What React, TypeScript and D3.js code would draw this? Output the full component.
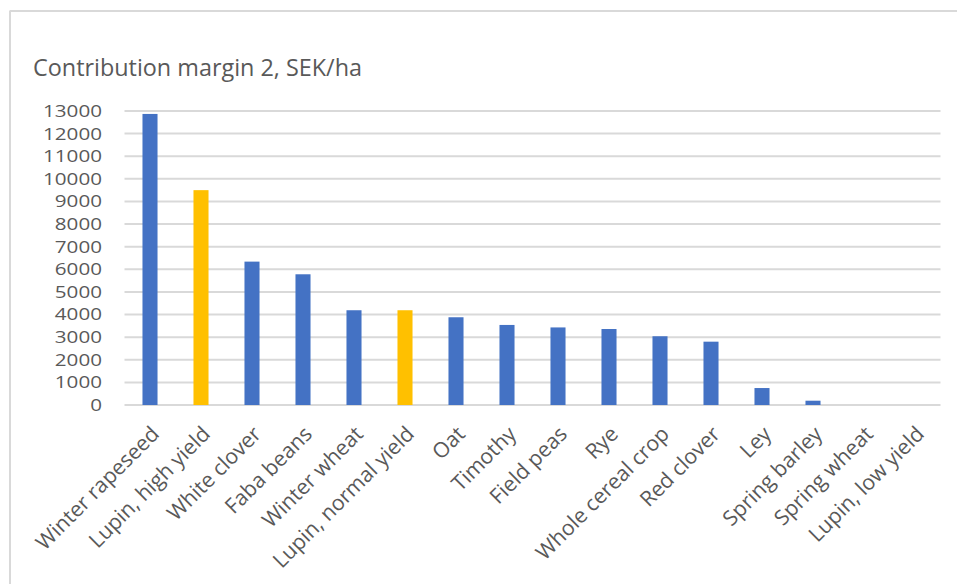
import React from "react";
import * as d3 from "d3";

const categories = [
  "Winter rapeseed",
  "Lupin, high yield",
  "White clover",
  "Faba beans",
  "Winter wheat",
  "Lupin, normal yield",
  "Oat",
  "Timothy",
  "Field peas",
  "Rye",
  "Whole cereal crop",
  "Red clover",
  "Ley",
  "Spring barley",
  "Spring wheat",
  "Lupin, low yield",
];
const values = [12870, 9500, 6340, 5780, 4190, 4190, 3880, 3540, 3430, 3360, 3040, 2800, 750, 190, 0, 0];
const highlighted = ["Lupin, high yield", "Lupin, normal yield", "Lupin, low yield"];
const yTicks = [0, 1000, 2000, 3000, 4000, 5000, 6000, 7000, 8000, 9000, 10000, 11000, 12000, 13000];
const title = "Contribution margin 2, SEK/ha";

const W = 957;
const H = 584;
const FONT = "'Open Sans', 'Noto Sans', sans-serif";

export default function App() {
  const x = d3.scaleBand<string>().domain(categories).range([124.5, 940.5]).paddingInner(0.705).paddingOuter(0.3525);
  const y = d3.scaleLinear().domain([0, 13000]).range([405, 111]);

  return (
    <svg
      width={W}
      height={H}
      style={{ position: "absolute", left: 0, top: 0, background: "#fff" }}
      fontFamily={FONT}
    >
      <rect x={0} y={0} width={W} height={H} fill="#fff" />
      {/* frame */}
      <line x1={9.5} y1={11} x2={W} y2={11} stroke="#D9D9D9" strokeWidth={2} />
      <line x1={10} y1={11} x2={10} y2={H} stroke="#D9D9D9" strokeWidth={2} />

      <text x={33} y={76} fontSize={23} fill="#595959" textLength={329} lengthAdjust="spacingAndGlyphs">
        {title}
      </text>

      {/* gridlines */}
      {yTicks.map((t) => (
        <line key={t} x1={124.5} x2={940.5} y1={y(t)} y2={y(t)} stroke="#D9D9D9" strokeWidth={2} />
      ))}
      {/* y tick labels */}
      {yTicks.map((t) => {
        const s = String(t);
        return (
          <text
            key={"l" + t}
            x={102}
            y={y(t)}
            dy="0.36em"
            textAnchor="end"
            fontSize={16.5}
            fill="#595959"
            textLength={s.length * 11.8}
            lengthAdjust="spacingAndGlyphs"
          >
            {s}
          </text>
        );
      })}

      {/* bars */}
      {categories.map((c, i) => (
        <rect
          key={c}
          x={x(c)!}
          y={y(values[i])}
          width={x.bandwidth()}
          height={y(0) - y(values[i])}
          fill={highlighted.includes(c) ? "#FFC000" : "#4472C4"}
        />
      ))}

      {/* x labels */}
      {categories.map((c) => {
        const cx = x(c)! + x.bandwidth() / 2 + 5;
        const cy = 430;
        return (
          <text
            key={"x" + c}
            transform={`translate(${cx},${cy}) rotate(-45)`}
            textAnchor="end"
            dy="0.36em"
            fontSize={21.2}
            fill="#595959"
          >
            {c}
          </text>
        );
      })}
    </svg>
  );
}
---------------
PROBLEM STATEMENT: Reproduce each line exactly as it appears, omitting the pictures.

SOLUTION FOR THIS PROBLEM:
What React, TypeScript and D3.js code would draw this? Output the full component.
import React from "react";
import * as d3 from "d3";

const categories = [
  "Winter rapeseed",
  "Lupin, high yield",
  "White clover",
  "Faba beans",
  "Winter wheat",
  "Lupin, normal yield",
  "Oat",
  "Timothy",
  "Field peas",
  "Rye",
  "Whole cereal crop",
  "Red clover",
  "Ley",
  "Spring barley",
  "Spring wheat",
  "Lupin, low yield",
];
const values = [12870, 9500, 6340, 5780, 4190, 4190, 3880, 3540, 3430, 3360, 3040, 2800, 750, 190, 0, 0];
const highlighted = ["Lupin, high yield", "Lupin, normal yield", "Lupin, low yield"];
const yTicks = [0, 1000, 2000, 3000, 4000, 5000, 6000, 7000, 8000, 9000, 10000, 11000, 12000, 13000];
const title = "Contribution margin 2, SEK/ha";

const W = 957;
const H = 584;
const FONT = "'Open Sans', 'Noto Sans', sans-serif";

export default function App() {
  const x = d3.scaleBand<string>().domain(categories).range([124.5, 940.5]).paddingInner(0.705).paddingOuter(0.3525);
  const y = d3.scaleLinear().domain([0, 13000]).range([405, 111]);

  return (
    <svg
      width={W}
      height={H}
      style={{ position: "absolute", left: 0, top: 0, background: "#fff" }}
      fontFamily={FONT}
    >
      <rect x={0} y={0} width={W} height={H} fill="#fff" />
      {/* frame */}
      <line x1={9.5} y1={11} x2={W} y2={11} stroke="#D9D9D9" strokeWidth={2} />
      <line x1={10} y1={11} x2={10} y2={H} stroke="#D9D9D9" strokeWidth={2} />

      <text x={33} y={76} fontSize={23} fill="#595959" textLength={329} lengthAdjust="spacingAndGlyphs">
        {title}
      </text>

      {/* gridlines */}
      {yTicks.map((t) => (
        <line key={t} x1={124.5} x2={940.5} y1={y(t)} y2={y(t)} stroke="#D9D9D9" strokeWidth={2} />
      ))}
      {/* y tick labels */}
      {yTicks.map((t) => {
        const s = String(t);
        return (
          <text
            key={"l" + t}
            x={102}
            y={y(t)}
            dy="0.36em"
            textAnchor="end"
            fontSize={16.5}
            fill="#595959"
            textLength={s.length * 11.8}
            lengthAdjust="spacingAndGlyphs"
          >
            {s}
          </text>
        );
      })}

      {/* bars */}
      {categories.map((c, i) => (
        <rect
          key={c}
          x={x(c)!}
          y={y(values[i])}
          width={x.bandwidth()}
          height={y(0) - y(values[i])}
          fill={highlighted.includes(c) ? "#FFC000" : "#4472C4"}
        />
      ))}

      {/* x labels */}
      {categories.map((c) => {
        const cx = x(c)! + x.bandwidth() / 2 + 5;
        const cy = 430;
        return (
          <text
            key={"x" + c}
            transform={`translate(${cx},${cy}) rotate(-45)`}
            textAnchor="end"
            dy="0.36em"
            fontSize={21.2}
            fill="#595959"
          >
            {c}
          </text>
        );
      })}
    </svg>
  );
}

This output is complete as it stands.